- COLLECTED MATERIAL -
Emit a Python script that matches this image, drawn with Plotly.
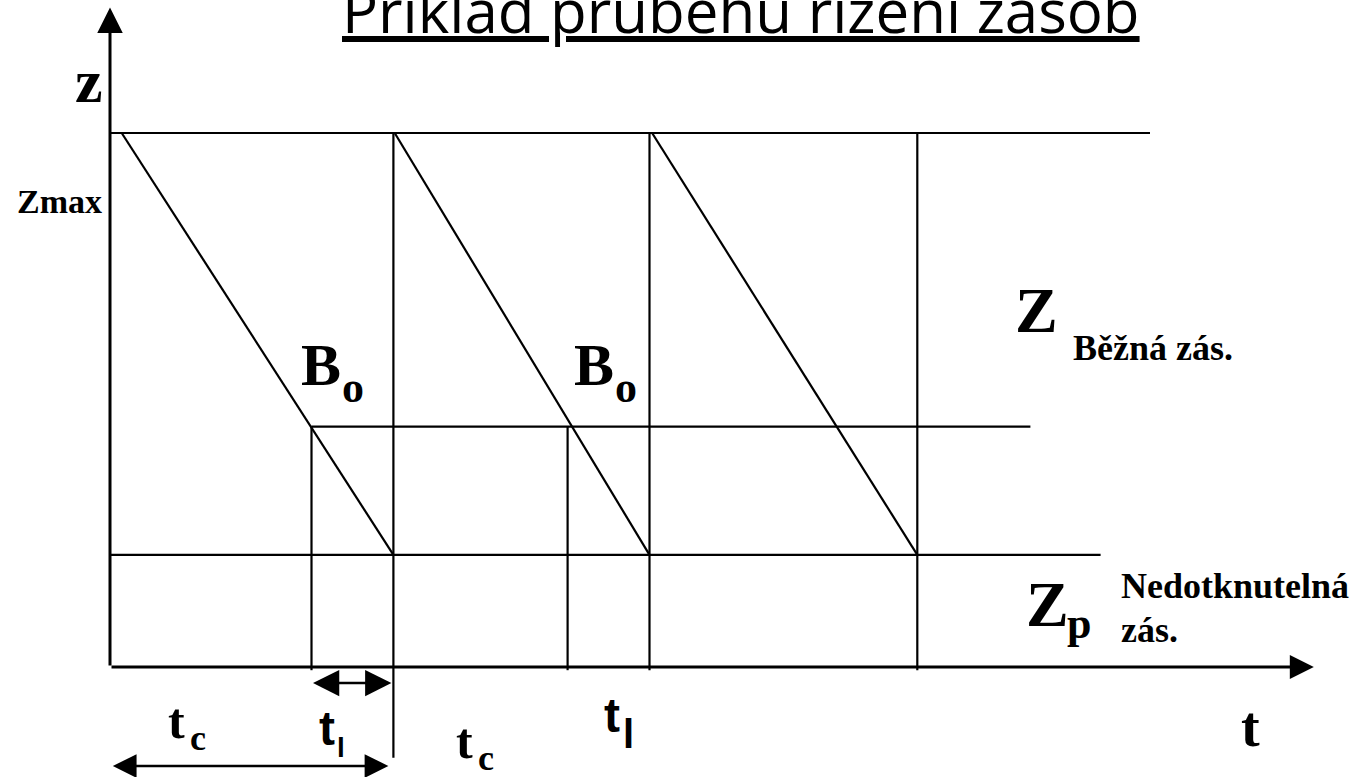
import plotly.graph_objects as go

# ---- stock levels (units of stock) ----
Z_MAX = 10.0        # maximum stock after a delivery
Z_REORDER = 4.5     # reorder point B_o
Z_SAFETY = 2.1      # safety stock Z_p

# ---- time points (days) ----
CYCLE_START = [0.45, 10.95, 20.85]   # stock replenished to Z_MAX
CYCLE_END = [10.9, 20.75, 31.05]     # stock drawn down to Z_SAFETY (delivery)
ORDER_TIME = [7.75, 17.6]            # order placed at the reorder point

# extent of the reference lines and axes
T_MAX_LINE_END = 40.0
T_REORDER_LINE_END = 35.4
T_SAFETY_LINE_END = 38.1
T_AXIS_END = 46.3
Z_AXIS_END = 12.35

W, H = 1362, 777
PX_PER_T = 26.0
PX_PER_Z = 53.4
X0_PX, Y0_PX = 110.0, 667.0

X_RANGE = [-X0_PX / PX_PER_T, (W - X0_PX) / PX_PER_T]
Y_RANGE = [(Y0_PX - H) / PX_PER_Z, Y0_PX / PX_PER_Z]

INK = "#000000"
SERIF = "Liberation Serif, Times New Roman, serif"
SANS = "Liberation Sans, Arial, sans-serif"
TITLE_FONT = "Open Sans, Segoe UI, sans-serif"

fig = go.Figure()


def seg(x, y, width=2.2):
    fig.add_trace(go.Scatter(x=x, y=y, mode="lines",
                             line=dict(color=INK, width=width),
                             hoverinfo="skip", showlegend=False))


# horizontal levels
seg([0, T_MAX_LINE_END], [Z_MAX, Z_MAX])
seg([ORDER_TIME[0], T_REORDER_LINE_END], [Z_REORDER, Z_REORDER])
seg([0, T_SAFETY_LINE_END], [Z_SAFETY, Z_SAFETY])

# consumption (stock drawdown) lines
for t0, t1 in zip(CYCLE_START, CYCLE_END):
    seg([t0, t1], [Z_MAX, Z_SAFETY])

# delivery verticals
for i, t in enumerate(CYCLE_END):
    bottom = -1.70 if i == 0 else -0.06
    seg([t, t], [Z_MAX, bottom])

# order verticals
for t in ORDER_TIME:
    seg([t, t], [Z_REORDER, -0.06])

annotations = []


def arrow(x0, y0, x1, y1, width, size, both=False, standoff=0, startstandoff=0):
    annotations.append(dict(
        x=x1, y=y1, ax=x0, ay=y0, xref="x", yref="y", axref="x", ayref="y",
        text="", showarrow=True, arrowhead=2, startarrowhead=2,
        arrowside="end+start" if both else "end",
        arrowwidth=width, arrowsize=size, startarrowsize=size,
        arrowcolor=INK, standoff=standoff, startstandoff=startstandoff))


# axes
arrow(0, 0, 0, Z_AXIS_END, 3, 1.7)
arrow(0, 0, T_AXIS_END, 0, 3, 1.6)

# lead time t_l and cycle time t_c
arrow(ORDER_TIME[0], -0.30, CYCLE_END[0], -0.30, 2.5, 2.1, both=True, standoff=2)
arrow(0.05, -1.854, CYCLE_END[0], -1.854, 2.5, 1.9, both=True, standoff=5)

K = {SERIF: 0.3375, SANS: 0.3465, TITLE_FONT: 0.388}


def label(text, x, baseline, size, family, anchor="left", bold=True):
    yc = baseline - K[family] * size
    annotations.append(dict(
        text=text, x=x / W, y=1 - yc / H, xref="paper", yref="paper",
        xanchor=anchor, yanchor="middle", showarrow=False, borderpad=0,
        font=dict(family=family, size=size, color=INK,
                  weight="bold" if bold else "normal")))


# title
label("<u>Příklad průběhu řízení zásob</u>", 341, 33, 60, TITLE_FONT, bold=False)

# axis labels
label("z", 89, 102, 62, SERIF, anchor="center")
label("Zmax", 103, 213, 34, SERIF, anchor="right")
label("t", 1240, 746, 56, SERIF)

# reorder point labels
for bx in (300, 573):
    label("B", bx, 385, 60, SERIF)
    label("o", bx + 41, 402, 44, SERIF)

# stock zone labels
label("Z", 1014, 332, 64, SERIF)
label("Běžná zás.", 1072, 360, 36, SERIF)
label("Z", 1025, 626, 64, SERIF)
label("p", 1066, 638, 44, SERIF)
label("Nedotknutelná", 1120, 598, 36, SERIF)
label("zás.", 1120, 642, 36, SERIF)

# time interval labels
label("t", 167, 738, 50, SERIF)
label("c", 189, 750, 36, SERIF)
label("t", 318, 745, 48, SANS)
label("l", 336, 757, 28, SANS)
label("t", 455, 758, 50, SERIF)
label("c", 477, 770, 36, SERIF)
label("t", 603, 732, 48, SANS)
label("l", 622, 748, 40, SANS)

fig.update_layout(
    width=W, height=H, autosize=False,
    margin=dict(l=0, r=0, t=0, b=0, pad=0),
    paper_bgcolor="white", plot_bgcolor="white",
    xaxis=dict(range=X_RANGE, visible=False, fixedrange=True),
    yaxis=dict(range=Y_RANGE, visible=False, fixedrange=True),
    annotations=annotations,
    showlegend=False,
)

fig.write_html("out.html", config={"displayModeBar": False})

- EXERCISE TASK -
Transcribe exactly, with no pictures, the lines running from the first line of the material through the line holding "import plotly.graph_objects as go".

- THE SOLUTION -
Emit a Python script that matches this image, drawn with Plotly.
import plotly.graph_objects as go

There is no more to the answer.